Muitos profissionais de saúde estão arriscando suas próprias vidas se expondo ao vírus e também estão arriscando a vida de suas famílias devido ao risco de levar o vírus na volta para suas casas. Eu mesmo fiquei doente em março e fiquei em casa por 13 dias, cansado, com falta de ar e dores . No processo acabei também infectando minha esposa. Felizmente, eu e Julienne nos recuperamos bem e ficamos curados, e me sinto muito sortudo, pois sei que poderia ter sido exatamente o oposto. Vi com meus próprios olhos colegas morrendo pela doença. Muitos profissionais de saúde morreram de Covid, e isso é muito triste.

Fico contente também de confirmar que o número de atendimentos ao pronto-socorro está finalmente diminuindo. Obrigado por terem ficado em casa e praticado o distanciamento social!

Infelizmente ainda temos centenas de pacientes graves internados. Esta guerra está longe de terminar. Volto para a frente de batalha animado e lutarei com meu corpo, mente e espírito; meu objetivo é usar meus conhecimentos “Para curar às vezes, aliviar frequentemente e confortar sempre”.

Alguns nascem nova-iorquinos; alguns se tornam nova-iorquinos. E todos são bem-vindos. Sou também um imigrante, e sinto-me em casa aqui. Amo Nova York mais do que nunca. É uma honra para mim lutar pela minha cidade e meus vizinhos e amigos nova-iorquinos.
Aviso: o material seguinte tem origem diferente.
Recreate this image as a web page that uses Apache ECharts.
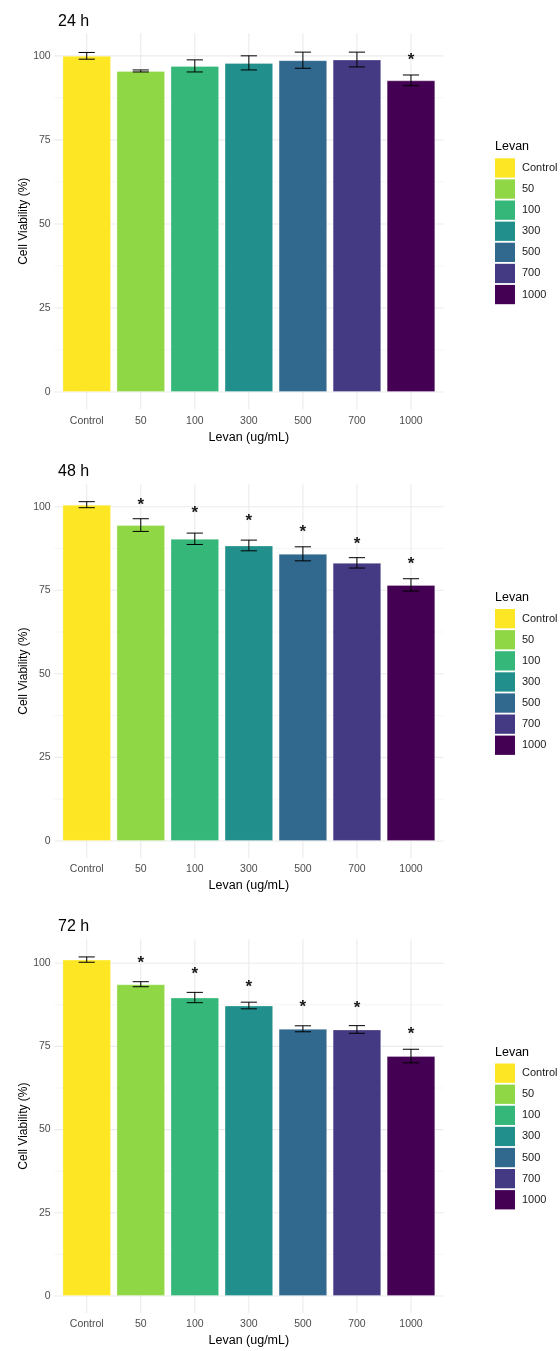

No final do dia, mesmo que seja um dia muito longo, o amor sempre vence, como disse nosso governador Cuomo. Venceremos esta guerra, qualquer que seja o custo. Deus abençoe Nova York e seu povo e que a Força esteja conosco, profissionais de saúde, ao caminharmos para a linha de frente.
Godspeed, trabalhadores da saúde!

Leia aqui o texto completo do Dr. Fernando Kawai no Facebook.

Palavra de Paciente

O enfermeiro me levou para ver Deus

Pascoal Gemaque


Não consigo dar dez passos sem ficar esgotado fisicamente.
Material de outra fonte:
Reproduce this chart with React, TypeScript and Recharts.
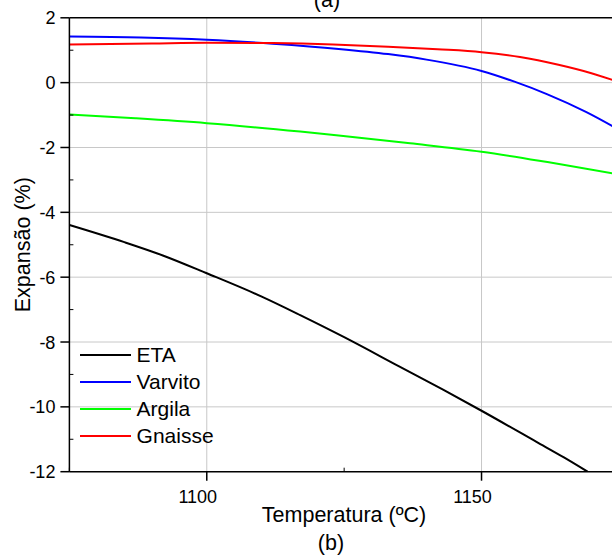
import React from 'react';
import { LineChart, Line, XAxis, YAxis, CartesianGrid, ReferenceLine, Legend } from 'recharts';

const FONT = '"Liberation Sans", Arial, sans-serif';

// temperatures (ºC) and expansion (%)
const etaTemp = [1075, 1085, 1092, 1100, 1110, 1117, 1125, 1135, 1143, 1150, 1160, 1165, 1169.3];
const etaExp = [-4.39, -4.92, -5.33, -5.88, -6.6, -7.17, -7.85, -8.75, -9.47, -10.12, -11.08, -11.56, -12.0];

const varvitoTemp = [1075, 1088, 1100, 1112, 1124, 1133, 1140, 1150, 1156, 1162, 1169, 1175];
const varvitoExp = [1.42, 1.39, 1.32, 1.2, 1.04, 0.88, 0.71, 0.36, 0.03, -0.36, -0.9, -1.45];

const argilaTemp = [1075, 1087, 1100, 1117, 1124, 1137, 1150, 1162, 1175];
const argilaExp = [-0.98, -1.1, -1.25, -1.51, -1.63, -1.87, -2.13, -2.45, -2.83];

const gnaisseTemp = [1075, 1090, 1100, 1112, 1123, 1133, 1142, 1150, 1157, 1164, 1170, 1175];
const gnaisseExp = [1.18, 1.21, 1.23, 1.22, 1.18, 1.11, 1.03, 0.94, 0.79, 0.55, 0.29, 0.02];

const xTicks = [1075, 1100, 1125, 1150, 1175];
const xMajor = [1100, 1150];
const yTicks = [2, 1, 0, -1, -2, -3, -4, -5, -6, -7, -8, -9, -10, -11, -12];

const toPoints = (temp: number[], exp: number[]) => temp.map((t, i) => ({ t, v: exp[i] }));

const series = [
  { name: 'ETA', color: '#000000', data: toPoints(etaTemp, etaExp) },
  { name: 'Varvito', color: '#0000ff', data: toPoints(varvitoTemp, varvitoExp) },
  { name: 'Argila', color: '#00ff00', data: toPoints(argilaTemp, argilaExp) },
  { name: 'Gnaisse', color: '#ff0000', data: toPoints(gnaisseTemp, gnaisseExp) },
];

// tick size/margin are 0 on the axes, so x,y here sit on the axis line itself
const XTick = (props: any) => {
  const { x, y, payload } = props;
  const major = xMajor.includes(payload.value);
  if (!major) {
    return <line x1={x} y1={y} x2={x} y2={y - 4} stroke="#000" strokeWidth={1} />;
  }
  return (
    <g>
      <line x1={x} y1={y} x2={x} y2={y + 9} stroke="#000" strokeWidth={1.5} />
      <text x={x - 9} y={y + 31} textAnchor="middle" fontSize={18} fontFamily={FONT} fill="#000">
        {payload.value}
      </text>
    </g>
  );
};

const YTick = (props: any) => {
  const { x, y, payload } = props;
  const major = payload.value % 2 === 0;
  if (!major) {
    return <line x1={x} y1={y} x2={x + 4} y2={y} stroke="#000" strokeWidth={1} />;
  }
  return (
    <g>
      <line x1={x - 9} y1={y} x2={x} y2={y} stroke="#000" strokeWidth={1.5} />
      <text x={x - 14} y={y + 6.5} textAnchor="end" fontSize={18} fontFamily={FONT} fill="#000">
        {payload.value}
      </text>
    </g>
  );
};

const renderLegend = () => (
  <div style={{ fontFamily: FONT, fontSize: 21, color: '#000' }}>
    {series.map((s) => (
      <div key={s.name} style={{ display: 'flex', alignItems: 'center', height: 26.9 }}>
        <div style={{ width: 51, height: 2, background: s.color, marginRight: 5.6 }} />
        <span style={{ lineHeight: 1 }}>{s.name}</span>
      </div>
    ))}
  </div>
);

export default function App() {
  return (
    <div style={{ position: 'absolute', left: 0, top: 0, width: 612, height: 557, overflow: 'hidden', background: '#fff' }}>
      <LineChart width={640} height={557} margin={{ top: 17.8, right: 21.1, bottom: 0, left: 0 }}>
        <CartesianGrid
          stroke="#c8c8c8"
          strokeWidth={1}
          horizontalValues={[0, -2, -4, -6, -8, -10]}
          verticalValues={xMajor}
        />
        <XAxis
          type="number"
          dataKey="t"
          domain={[1075, 1175]}
          ticks={xTicks}
          interval={0}
          allowDataOverflow
          height={85.3}
          tickSize={0}
          tickMargin={0}
          tickLine={false}
          tick={<XTick />}
          axisLine={{ stroke: '#000', strokeWidth: 1.5 }}
          label={{
            content: () => (
              <g fontFamily={FONT} fill="#000">
                <text x={344} y={521.7} textAnchor="middle" fontSize={21.5}>Temperatura (ºC)</text>
                <text x={331} y={550.4} textAnchor="middle" fontSize={21.5}>(b)</text>
              </g>
            ),
          }}
        />
        <YAxis
          type="number"
          dataKey="v"
          domain={[-12, 2]}
          ticks={yTicks}
          interval={0}
          allowDataOverflow
          width={69.4}
          tickSize={0}
          tickMargin={0}
          tickLine={false}
          tick={<YTick />}
          axisLine={{ stroke: '#000', strokeWidth: 1.5 }}
          label={{
            content: () => (
              <text
                x={30}
                y={244.7}
                transform="rotate(-90 30 244.7)"
                textAnchor="middle"
                fontSize={21.5}
                fontFamily={FONT}
                fill="#000"
              >
                Expansão (%)
              </text>
            ),
          }}
        />
        <ReferenceLine y={2} stroke="#000" strokeWidth={1.5} />
        <ReferenceLine x={1175} stroke="#000" strokeWidth={1.5} />
        {series.map((s) => (
          <Line
            key={s.name}
            data={s.data}
            dataKey="v"
            name={s.name}
            type="monotone"
            stroke={s.color}
            strokeWidth={2}
            dot={false}
            isAnimationActive={false}
          />
        ))}
        <Legend
          layout="horizontal"
          verticalAlign="middle"
          align="center"
          wrapperStyle={{ left: 80, top: 341.5, width: 'auto' }}
          content={renderLegend}
        />
        <text x={327} y={6.5} textAnchor="middle" fontSize={21.5} fontFamily={FONT} fill="#000">
          (a)
        </text>
      </LineChart>
    </div>
  );
}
O vírus transformou meus pulmões em duas bolas dente-de-leite furadas pelo vizinho chato que odeia crianças.

Tarefas simples, cotidianas, equivalem a disputar uma maratona. E eu nem maratonista sou.
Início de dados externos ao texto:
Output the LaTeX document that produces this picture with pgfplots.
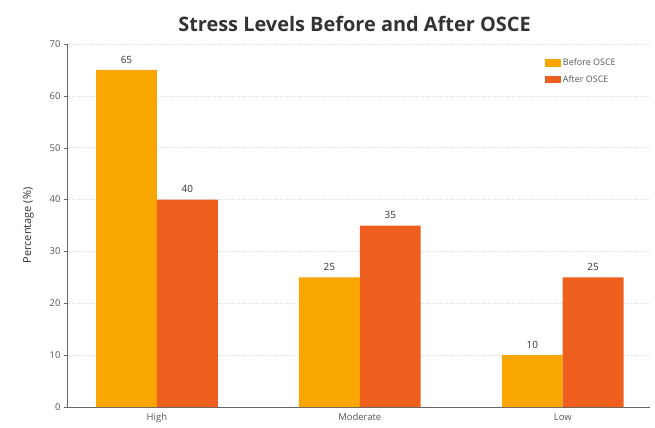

Precisava escovar os dentes. Pedi a um enfermeiro que me ajudasse. Aqui, onde estou internado, esses rapazes e moças têm sido incansáveis. Não apenas ajudam, mas fazem sorrindo, felizes, nos animando. Alguém um dia há de patentear esse remédio.

La vem o Cleudson (nome fictício), com uma daquelas cadeiras cujo assento lembra um vaso sanitário. Limite máximo na fronteira entre a derrota e a humilhação.

– São Jorge Guerreiro, diz ele, olhando a tatuagem que trago no antebraço. É o meu também. Já foi na igreja dele lá no Rio? No Saara?

Balanço a cabeça.

– Sim, quando tinha forças pra batalha. Hoje, mal consigo brigar contra as cáries. Imagino a vergonha do santo…

– Queisso, chefe? Jorjão é irmão. Puxa pro lado, te dá dois tabefes na cara e manda pra luta.

Chegamos. Cadeira estacionada, pia, escova, “pasta”. Cleudson à porta, esperando, de costas pra mim, olhando pra cima.

Escovei os dentes como alguém resgatado de uma ilha. Tom Hanks revisitado. Chamei o Cleudson.

Após a porta, ele para a cadeira no corredor que dá para a rua.

– Chefe, olha. Já viu Deus hoje? Olha pra cima…

Quando alguém acostumado a escrever não consegue descrever algo… é porque a coisa é seria. Cores, luzes, o sol espalhado num céu único…

– Fala com Ele, chefe. Pede, agradece… aproveita aí…

Comecei a chorar…

Tô chorando até agora.

– Chora, chefe. Põe pra fora. Qual o valente que nunca chorou no campo de batalha?

Leia aqui a postagem original de Pascoal Gemaque no Facebook

Estatísticas

Segundo o Ministério da Saúde, o número de infectados no Brasil chegou a 126.250 pessoas, com mais 10.503 novos registros da doença em 24 horas. Os recuperados totalizam 51.370. No mundo, a pandemia já infectou 3.755.341 pessoas e matou 263.831. São considerados recuperados 1.245.415.

As mortes por Covid-19 estão concentradas nos estados de São Paulo (3.045), Rio de Janeiro (1.205), Ceará (848), Pernambuco (803) e Amazonas (751).

Eis o número de óbitos nos demais estados: Pará (392), Maranhão (291), Bahia (160), Espírito Santo (145), Paraná (101), Minas Gerais (97), Paraíba (92), Alagoas (89), Rio Grande do Sul (87), Rio Grande do Norte (72), Santa Catarina (59), Amapá (56), Goiás (45), Distrito Federal (34), Rondônia (33), Acre (33), Piauí (30), Sergipe (23), Mato Grosso (13), Roraima (13), Mato Grosso do Sul (10) e Tocantins (9).